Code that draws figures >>
-------

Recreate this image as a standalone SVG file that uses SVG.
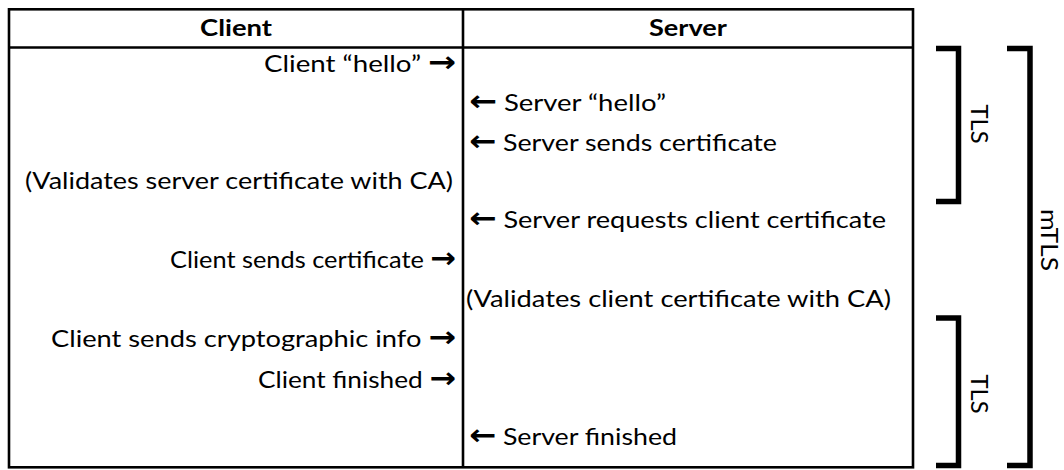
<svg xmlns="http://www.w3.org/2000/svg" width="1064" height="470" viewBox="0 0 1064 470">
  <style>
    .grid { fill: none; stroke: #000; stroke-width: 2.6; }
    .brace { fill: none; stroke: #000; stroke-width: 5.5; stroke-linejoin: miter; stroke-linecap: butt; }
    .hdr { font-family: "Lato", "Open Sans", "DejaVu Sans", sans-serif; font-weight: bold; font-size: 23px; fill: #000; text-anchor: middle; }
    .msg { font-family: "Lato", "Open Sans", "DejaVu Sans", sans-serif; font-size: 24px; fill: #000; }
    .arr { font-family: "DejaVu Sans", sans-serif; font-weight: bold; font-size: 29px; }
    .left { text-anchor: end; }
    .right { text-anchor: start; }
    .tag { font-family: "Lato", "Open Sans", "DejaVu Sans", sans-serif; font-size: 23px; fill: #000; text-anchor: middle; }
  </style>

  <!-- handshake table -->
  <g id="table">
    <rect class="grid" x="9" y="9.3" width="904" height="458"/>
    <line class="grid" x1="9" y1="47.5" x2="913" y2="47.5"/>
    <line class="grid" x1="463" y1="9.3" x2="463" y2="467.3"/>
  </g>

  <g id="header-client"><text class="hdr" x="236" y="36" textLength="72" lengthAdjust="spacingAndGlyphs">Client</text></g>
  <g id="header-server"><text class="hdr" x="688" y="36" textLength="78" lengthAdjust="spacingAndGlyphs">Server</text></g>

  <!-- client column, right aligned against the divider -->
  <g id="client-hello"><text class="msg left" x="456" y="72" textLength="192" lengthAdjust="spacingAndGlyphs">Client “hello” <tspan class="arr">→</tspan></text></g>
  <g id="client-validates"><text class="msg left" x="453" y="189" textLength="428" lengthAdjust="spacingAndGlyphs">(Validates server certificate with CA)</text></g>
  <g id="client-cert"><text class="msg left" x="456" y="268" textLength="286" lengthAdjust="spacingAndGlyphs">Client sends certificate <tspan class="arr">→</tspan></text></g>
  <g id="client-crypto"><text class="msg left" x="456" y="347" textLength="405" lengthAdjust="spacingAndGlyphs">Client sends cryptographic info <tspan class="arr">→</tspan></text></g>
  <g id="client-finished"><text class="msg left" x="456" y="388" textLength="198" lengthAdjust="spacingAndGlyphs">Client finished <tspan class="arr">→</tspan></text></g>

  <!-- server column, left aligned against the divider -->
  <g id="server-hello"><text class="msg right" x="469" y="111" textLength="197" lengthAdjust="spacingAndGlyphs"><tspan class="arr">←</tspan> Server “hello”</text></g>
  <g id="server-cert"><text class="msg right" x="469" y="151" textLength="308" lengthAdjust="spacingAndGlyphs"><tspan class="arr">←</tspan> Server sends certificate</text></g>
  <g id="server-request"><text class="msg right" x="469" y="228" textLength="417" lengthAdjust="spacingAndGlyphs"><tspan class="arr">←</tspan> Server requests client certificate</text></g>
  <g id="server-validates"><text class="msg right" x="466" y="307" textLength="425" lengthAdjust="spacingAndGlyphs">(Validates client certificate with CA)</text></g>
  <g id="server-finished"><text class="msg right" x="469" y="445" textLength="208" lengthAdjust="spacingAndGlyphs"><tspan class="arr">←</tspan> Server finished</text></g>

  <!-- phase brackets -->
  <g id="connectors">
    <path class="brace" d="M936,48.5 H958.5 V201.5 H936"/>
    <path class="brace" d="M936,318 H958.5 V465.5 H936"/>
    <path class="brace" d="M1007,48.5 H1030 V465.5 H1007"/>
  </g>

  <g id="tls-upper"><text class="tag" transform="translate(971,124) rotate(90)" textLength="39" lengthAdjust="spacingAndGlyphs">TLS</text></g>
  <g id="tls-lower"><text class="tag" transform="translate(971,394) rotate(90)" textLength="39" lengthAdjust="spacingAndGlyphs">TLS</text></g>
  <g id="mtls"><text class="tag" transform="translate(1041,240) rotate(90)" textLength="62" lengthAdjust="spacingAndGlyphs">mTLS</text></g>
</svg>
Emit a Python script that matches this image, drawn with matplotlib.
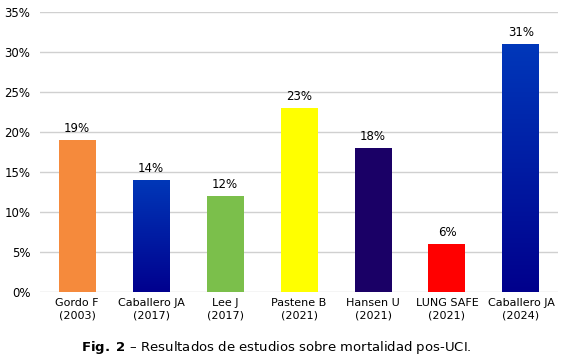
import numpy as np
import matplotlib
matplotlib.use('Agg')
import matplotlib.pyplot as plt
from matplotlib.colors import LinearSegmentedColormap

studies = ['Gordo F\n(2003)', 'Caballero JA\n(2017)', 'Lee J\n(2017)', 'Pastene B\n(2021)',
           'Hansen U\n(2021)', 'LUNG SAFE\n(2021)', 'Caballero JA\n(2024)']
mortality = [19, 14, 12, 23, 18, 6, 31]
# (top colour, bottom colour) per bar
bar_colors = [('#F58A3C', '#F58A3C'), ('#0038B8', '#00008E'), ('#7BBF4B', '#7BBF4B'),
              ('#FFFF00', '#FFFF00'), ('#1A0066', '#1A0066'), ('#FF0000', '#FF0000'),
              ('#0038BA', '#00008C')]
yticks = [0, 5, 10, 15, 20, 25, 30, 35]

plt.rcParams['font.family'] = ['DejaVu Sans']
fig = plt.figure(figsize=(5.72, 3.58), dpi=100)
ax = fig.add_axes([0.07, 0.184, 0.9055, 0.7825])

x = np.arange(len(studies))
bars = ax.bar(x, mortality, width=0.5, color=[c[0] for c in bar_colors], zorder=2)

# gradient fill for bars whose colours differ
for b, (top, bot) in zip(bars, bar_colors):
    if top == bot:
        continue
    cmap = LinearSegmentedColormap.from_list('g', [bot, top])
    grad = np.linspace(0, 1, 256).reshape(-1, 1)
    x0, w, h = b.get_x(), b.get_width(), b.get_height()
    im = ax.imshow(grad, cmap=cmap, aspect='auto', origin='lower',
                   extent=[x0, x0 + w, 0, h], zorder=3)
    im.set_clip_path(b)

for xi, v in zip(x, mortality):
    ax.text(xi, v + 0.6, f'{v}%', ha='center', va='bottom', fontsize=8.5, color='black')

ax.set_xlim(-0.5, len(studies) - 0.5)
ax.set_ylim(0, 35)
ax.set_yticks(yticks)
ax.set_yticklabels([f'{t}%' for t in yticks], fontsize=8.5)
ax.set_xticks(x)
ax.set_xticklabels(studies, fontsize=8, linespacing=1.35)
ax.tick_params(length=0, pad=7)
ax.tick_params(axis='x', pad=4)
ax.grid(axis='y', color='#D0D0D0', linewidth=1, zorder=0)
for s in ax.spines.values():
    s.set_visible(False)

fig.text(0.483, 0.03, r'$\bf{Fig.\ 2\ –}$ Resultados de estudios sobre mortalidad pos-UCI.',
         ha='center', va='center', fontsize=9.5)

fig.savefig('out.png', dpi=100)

-------

The problem >>
Return a copy of every line that includes the word "with".

Exercise solution >>
  <g id="client-validates"><text class="msg left" x="453" y="189" textLength="428" lengthAdjust="spacingAndGlyphs">(Validates server certificate with CA)</text></g>
  <g id="server-validates"><text class="msg right" x="466" y="307" textLength="425" lengthAdjust="spacingAndGlyphs">(Validates client certificate with CA)</text></g>
Emit a Python script that matches this image, drawn with matplotlib.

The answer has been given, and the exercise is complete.